Angela Trotta Thomas

As a graduate of the famed “Get your Masters with the Masters” program at Marywood University Angela Trotta Thomas has spent the last 40 plus years as an Illustrator and Fine Artist. She works in many different genres and has received recognition in many of them.

In 1991 after a successful career as an illustrator, Angela decided it was time for a change. She enrolled in Marywood University and earned a Masters Degree in studio art. That might have been enough for a young mother, but along the way she also became the premier Lionel Toy Train artist in America. Angela is the only artist to ever be licensed by the famed Lionel Train Company to create paintings depicting their iconic history. She has been Lionel’s only licensed artist for 31 years.

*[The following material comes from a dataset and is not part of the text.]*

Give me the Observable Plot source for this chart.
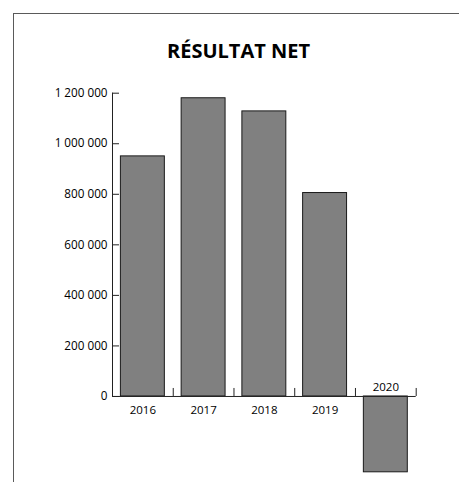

Many of Angela’s paintings hang in both private and corporate collections to include singer Neil Young, former Lionel President Richard Kughn, Otis Chandler-owner of the LA Times, MBNA Bank, Quest Health Care and Chrysler and Arrow Fastener Corporation to name a few.

In 2007 Angela moved to Charleston SC and has since developed a following for her low country paintings. Her depictions of Charleston's local history, restaurants, bar scenes and its people have resonated with collectors both in Charleston and beyond.

Angela’s work has been accepted into and received awards in Oil Painters of America, Salmagundi Club NYC, National Oil and Acrylic Painters Society and Art Renewal Salon Competitions.

Angela is represented by Reinert Fine Art, Charleston SC.